Given problem
Copy exactly the lines from the beginning of the data down to and including the line holding "import * as echarts from 'echarts';", without any pictures.

Information provided
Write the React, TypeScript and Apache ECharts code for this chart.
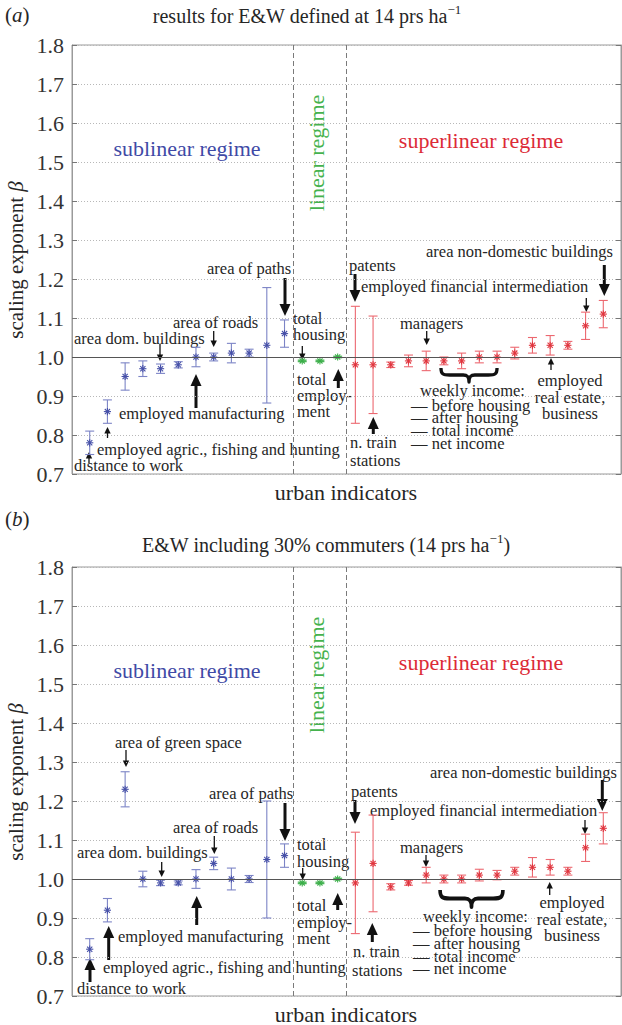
import React, { useEffect, useRef } from 'react';
import * as echarts from 'echarts';

// ---------- data ----------
// panel (a): results for E&W defined at 14 prs/ha
const SUB_A = [0.78, 0.86, 0.95, 0.97, 0.97, 0.98, 1.0, 1.0, 1.01, 1.01, 1.03, 1.06];
const SUB_A_ERR = [0.03, 0.03, 0.035, 0.02, 0.012, 0.008, 0.025, 0.01, 0.025, 0.01, 0.148, 0.035];
const LIN_A = [0.99, 0.99, 1.0];
const LIN_A_ERR = [0.002, 0.002, 0.002];
const SUP_A = [0.98, 0.98, 0.98, 0.99, 0.99, 0.99, 0.99, 1.0, 1.0, 1.01, 1.03, 1.03, 1.03, 1.08, 1.11];
const SUP_A_ERR = [0.15, 0.125, 0.007, 0.015, 0.025, 0.01, 0.02, 0.015, 0.015, 0.015, 0.02, 0.025, 0.01, 0.035, 0.035];
// panel (b): E&W including 30% commuters
const SUB_B = [0.82, 0.92, 1.23, 1.0, 0.99, 0.99, 1.0, 1.04, 1.0, 1.0, 1.05, 1.06];
const SUB_B_ERR = [0.027, 0.03, 0.045, 0.02, 0.007, 0.005, 0.024, 0.016, 0.028, 0.009, 0.15, 0.03];
const LIN_B = [0.99, 0.99, 1.0];
const LIN_B_ERR = [0.002, 0.002, 0.002];
const SUP_B = [0.99, 1.04, 0.98, 0.99, 1.01, 1.0, 1.0, 1.01, 1.01, 1.02, 1.03, 1.03, 1.02, 1.08, 1.13];
const SUP_B_ERR = [0.13, 0.124, 0.008, 0.006, 0.02, 0.01, 0.01, 0.015, 0.012, 0.01, 0.025, 0.02, 0.01, 0.035, 0.04];

const Y_MIN = 0.7;
const Y_MAX = 1.8;
const Y_STEP = 0.1;
const REGIME_BOUNDS = [12.5, 15.5];

const FONT = '"Liberation Serif", "Times New Roman", serif';
const INK = '#262626';
const BLUE = '#4650a8';
const BLUE_BAR = '#7c84c6';
const RED = '#e0353e';
const RED_BAR = '#ec6870';
const GREEN = '#3aae48';

echarts.graphic.registerShape(
  'brace',
  echarts.graphic.extendPath('M1,0 C1,6 3,7 10,7 L24,7 C28,7 30,8.5 30,14 C30,8.5 32,7 36,7 L50,7 C57,7 59,6 59,0', {})
);

function errSeries(start: number, vals: number[], errs: number[], mark: string, bar: string, g: number, extra?: any) {
  return {
    type: 'custom',
    xAxisIndex: g,
    yAxisIndex: g * 2,
    data: vals.map((v, i) => [start + i, v, v - errs[i], v + errs[i]]),
    renderItem: (params: any, api: any) => {
      const x = api.value(0);
      const p = api.coord([x, api.value(1)]);
      const lo = api.coord([x, api.value(2)]);
      const hi = api.coord([x, api.value(3)]);
      const cw = 4.5;
      const r = 3.6;
      const d = r * 0.72;
      const ls = { stroke: bar, lineWidth: 1.1 };
      const ms = { stroke: mark, lineWidth: 1.1 };
      return {
        type: 'group',
        children: [
          { type: 'line', shape: { x1: lo[0], y1: lo[1], x2: hi[0], y2: hi[1] }, style: ls },
          { type: 'line', shape: { x1: lo[0] - cw, y1: lo[1], x2: lo[0] + cw, y2: lo[1] }, style: ls },
          { type: 'line', shape: { x1: hi[0] - cw, y1: hi[1], x2: hi[0] + cw, y2: hi[1] }, style: ls },
          { type: 'line', shape: { x1: p[0] - r, y1: p[1], x2: p[0] + r, y2: p[1] }, style: ms },
          { type: 'line', shape: { x1: p[0], y1: p[1] - r, x2: p[0], y2: p[1] + r }, style: ms },
          { type: 'line', shape: { x1: p[0] - d, y1: p[1] - d, x2: p[0] + d, y2: p[1] + d }, style: ms },
          { type: 'line', shape: { x1: p[0] - d, y1: p[1] + d, x2: p[0] + d, y2: p[1] - d }, style: ms },
        ],
      };
    },
    ...(extra || {}),
  };
}

function refLines() {
  return {
    markLine: {
      silent: true,
      symbol: 'none',
      label: { show: false },
      data: [
        { yAxis: 1.0, lineStyle: { color: '#555', width: 1.2, type: 'solid' } },
        ...REGIME_BOUNDS.map((b) => ({ xAxis: b, lineStyle: { color: '#7a7a7a', width: 1, type: [5, 3] } })),
      ],
    },
  };
}

function txt(text: string, x: number, y: number, o: any = {}) {
  return {
    type: 'text',
    x,
    y,
    silent: true,
    rotation: o.rotation || 0,
    style: {
      text,
      fill: o.color || INK,
      fontSize: o.size || 16.5,
      fontFamily: FONT,
      fontStyle: o.italic ? 'italic' : 'normal',
      textAlign: o.align || 'left',
      align: o.align || 'left',
      textVerticalAlign: 'middle',
      verticalAlign: 'middle',
      rich: o.rich,
    },
  };
}

function arrow(x: number, y1: number, y2: number, big: boolean) {
  const dir = y2 > y1 ? 1 : -1;
  const hl = big ? 12 : 6.5;
  const hw = big ? 5.5 : 3.2;
  const lw = big ? 3 : 1.3;
  return {
    type: 'group',
    silent: true,
    children: [
      { type: 'line', shape: { x1: x, y1, x2: x, y2: y2 - dir * hl * 0.7 }, style: { stroke: '#111', lineWidth: lw } },
      {
        type: 'polygon',
        shape: { points: [[x - hw, y2 - dir * hl], [x + hw, y2 - dir * hl], [x, y2]] },
        style: { fill: '#111' },
      },
    ],
  };
}

function brace(x: number, y: number, w: number, h: number) {
  return { type: 'brace', x, y, scaleX: w / 60, scaleY: h / 14, silent: true, style: { fill: 'none', stroke: '#111', lineWidth: 3.4, lineJoin: 'round' } };
}

const supRich = {
  m: { fontSize: 20, fontFamily: FONT, fill: INK, color: INK, lineHeight: 26, verticalAlign: 'middle' },
  s: { fontSize: 13, fontFamily: FONT, fill: INK, color: INK, lineHeight: 13, verticalAlign: 'top' },
};
const labRich = {
  r: { fontSize: 21, fontFamily: FONT, fill: INK, color: INK },
  i: { fontSize: 21, fontFamily: FONT, fill: INK, color: INK, fontStyle: 'italic' },
};
const betaRich = {
  r: { fontSize: 21, fontFamily: FONT, fill: INK, color: INK },
  i: { fontSize: 21, fontFamily: FONT, fill: INK, color: INK, fontStyle: 'italic' },
};

function panelGraphics(dy: number) {
  const g: any[] = [];
  g.push(txt('sublinear regime', 187, 148 + dy, { size: 22, color: '#3f4aa6', align: 'center' }));
  g.push(txt('superlinear regime', 481, 140 + dy, { size: 22, color: '#dc2a36', align: 'center' }));
  g.push(txt('linear regime', 316, 153 + dy, { size: 22, color: '#45b24d', align: 'center', rotation: Math.PI / 2 }));
  g.push(txt('{r|scaling exponent }{i|β}', 16, 260 + dy, { align: 'center', rotation: Math.PI / 2, rich: betaRich }));
  g.push(txt('urban indicators', 346, 492 + dy, { size: 22, align: 'center' }));
  return g;
}

function annotationsA() {
  const g: any[] = [];
  g.push(txt('distance to work', 74, 465));
  g.push(arrow(89, 463, 452, false));
  g.push(txt('employed agric., fishing and hunting', 97, 449));
  g.push(arrow(107.5, 438, 427, false));
  g.push(txt('employed manufacturing', 119, 413));
  g.push(arrow(196, 408, 374, true));
  g.push(txt('area dom. buildings', 74, 338));
  g.push(arrow(160, 344, 361, false));
  g.push(txt('area of roads', 173, 322));
  g.push(arrow(213.7, 331, 347, false));
  g.push(txt('area of paths', 207, 268));
  g.push(arrow(285, 278, 316, true));
  g.push(txt('total', 293, 318));
  g.push(txt('housing', 293, 334));
  g.push(arrow(302.3, 346, 360, false));
  g.push(txt('total', 297, 379));
  g.push(txt('employ-', 297, 395));
  g.push(txt('ment', 297, 411));
  g.push(arrow(338.3, 388, 369, true));
  g.push(txt('patents', 349, 265));
  g.push(arrow(355, 274, 302, true));
  g.push(txt('employed financial intermediation', 361, 286));
  g.push(arrow(586.3, 298, 312, false));
  g.push(txt('area non-domestic buildings', 613, 251, { align: 'right' }));
  g.push(arrow(604.3, 265, 296, true));
  g.push(txt('managers', 400, 323));
  g.push(arrow(426.7, 331, 345, false));
  g.push(brace(440, 368, 58, 14));
  g.push(txt('weekly income:', 420, 390));
  g.push(txt('— before housing', 411, 405));
  g.push(txt('— after housing', 411, 417.5));
  g.push(txt('— total income', 411, 430.5));
  g.push(txt('— net income', 411, 443));
  g.push(txt('n. train', 350, 442));
  g.push(txt('stations', 350, 460));
  g.push(arrow(373.3, 434, 417, true));
  g.push(txt('employed', 570, 380, { align: 'center' }));
  g.push(txt('real estate,', 570, 397, { align: 'center' }));
  g.push(txt('business', 570, 413, { align: 'center' }));
  g.push(arrow(551, 370, 358, false));
  return g;
}

function annotationsB() {
  const g: any[] = [];
  g.push(txt('area of green space', 115, 742));
  g.push(arrow(126, 750, 767, false));
  g.push(txt('area of paths', 209, 793));
  g.push(arrow(285, 803, 841, true));
  g.push(txt('area of roads', 173, 827));
  g.push(arrow(214.3, 836, 854, false));
  g.push(txt('area dom. buildings', 77, 852));
  g.push(arrow(161.7, 862, 877, false));
  g.push(txt('total', 297, 844));
  g.push(txt('housing', 297, 861));
  g.push(arrow(302.7, 868, 880, false));
  g.push(txt('total', 297, 905));
  g.push(txt('employ-', 297, 922));
  g.push(txt('ment', 297, 938));
  g.push(arrow(337.7, 910, 893, true));
  g.push(txt('employed manufacturing', 118, 936));
  g.push(arrow(196.7, 925, 896, true));
  g.push(txt('employed agric., fishing and hunting', 103, 967));
  g.push(arrow(108.7, 960, 926, true));
  g.push(txt('distance to work', 77, 988));
  g.push(arrow(90, 982, 958, true));
  g.push(txt('patents', 351, 791));
  g.push(arrow(355, 800, 824, true));
  g.push(txt('employed financial intermediation', 370, 810));
  g.push(arrow(585, 820, 834, false));
  g.push(txt('area non-domestic buildings', 617, 772, { align: 'right' }));
  g.push(arrow(602.3, 780, 811, true));
  g.push(txt('managers', 400, 847));
  g.push(arrow(426, 855, 867, false));
  g.push(brace(439, 890, 65, 17));
  g.push(txt('weekly income:', 423, 916));
  g.push(txt('— before housing', 413, 930));
  g.push(txt('— after housing', 413, 943));
  g.push(txt('— total income', 413, 956));
  g.push(txt('— net income', 413, 968.5));
  g.push(txt('n. train', 353, 951));
  g.push(txt('stations', 352, 970));
  g.push(arrow(372.3, 942, 923, true));
  g.push(txt('employed', 572, 902, { align: 'center' }));
  g.push(txt('real estate,', 572, 919, { align: 'center' }));
  g.push(txt('business', 572, 935, { align: 'center' }));
  g.push(arrow(549.7, 895, 882, false));
  return g;
}

function yAxes(g: number) {
  const common = {
    type: 'value',
    gridIndex: g,
    min: Y_MIN,
    max: Y_MAX,
    interval: Y_STEP,
    axisLine: { show: true, lineStyle: { color: '#9a9a9a', width: 1 } },
    axisTick: { show: true, inside: true, length: 5, lineStyle: { color: '#777' } },
  };
  return [
    {
      ...common,
      position: 'left',
      axisLabel: { show: true, margin: 8, fontSize: 22, fontFamily: FONT, color: '#333', formatter: (v: number) => v.toFixed(1) },
      splitLine: { show: true, lineStyle: { color: '#b8b8b8', type: [1, 2], width: 1 } },
    },
    {
      ...common,
      position: 'right',
      axisLabel: { show: false },
      splitLine: { show: false },
    },
  ];
}

function buildOption() {
  const grids = [
    { left: 72, top: 45, width: 549, height: 429 },
    { left: 72, top: 567, width: 549, height: 429 },
  ].map((g) => ({ ...g, show: true, borderColor: '#9a9a9a', borderWidth: 1, backgroundColor: 'transparent' }));
  const xAxes = [0, 1].map((g) => ({ type: 'value', gridIndex: g, min: 0, max: 31, show: false }));
  const series = [
    errSeries(1, SUB_A, SUB_A_ERR, BLUE, BLUE_BAR, 0, refLines()),
    errSeries(13, LIN_A, LIN_A_ERR, GREEN, GREEN, 0),
    errSeries(16, SUP_A, SUP_A_ERR, RED, RED_BAR, 0),
    errSeries(1, SUB_B, SUB_B_ERR, BLUE, BLUE_BAR, 1, refLines()),
    errSeries(13, LIN_B, LIN_B_ERR, GREEN, GREEN, 1),
    errSeries(16, SUP_B, SUP_B_ERR, RED, RED_BAR, 1),
  ];
  const graphic = [
    txt('{r|(}{i|a}{r|)}', 5, 15, { rich: labRich }),
    txt('{m|results for E&W defined at 14 prs ha}{s|−1}', 307, 16, { align: 'center', rich: supRich }),
    txt('{r|(}{i|b}{r|)}', 5, 519, { rich: labRich }),
    txt('{m|E&W including 30% commuters (14 prs ha}{s|−1}{m|)}', 326, 545, { align: 'center', rich: supRich }),
    ...panelGraphics(0),
    ...panelGraphics(522),
    ...annotationsA(),
    ...annotationsB(),
  ];
  return {
    animation: false,
    backgroundColor: '#ffffff',
    grid: grids,
    xAxis: xAxes,
    yAxis: [...yAxes(0), ...yAxes(1)],
    series,
    graphic,
  };
}

export default function App() {
  const ref = useRef<HTMLDivElement>(null);
  useEffect(() => {
    const chart = echarts.init(ref.current!, null, { renderer: 'svg' });
    chart.setOption(buildOption() as any);
    return () => chart.dispose();
  }, []);
  return (
    <div
      ref={ref}
      style={{ position: 'absolute', left: 0, top: 0, width: 622, height: 1025, background: '#fff' }}
    />
  );
}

The reply
Write the React, TypeScript and Apache ECharts code for this chart.
import React, { useEffect, useRef } from 'react';
import * as echarts from 'echarts';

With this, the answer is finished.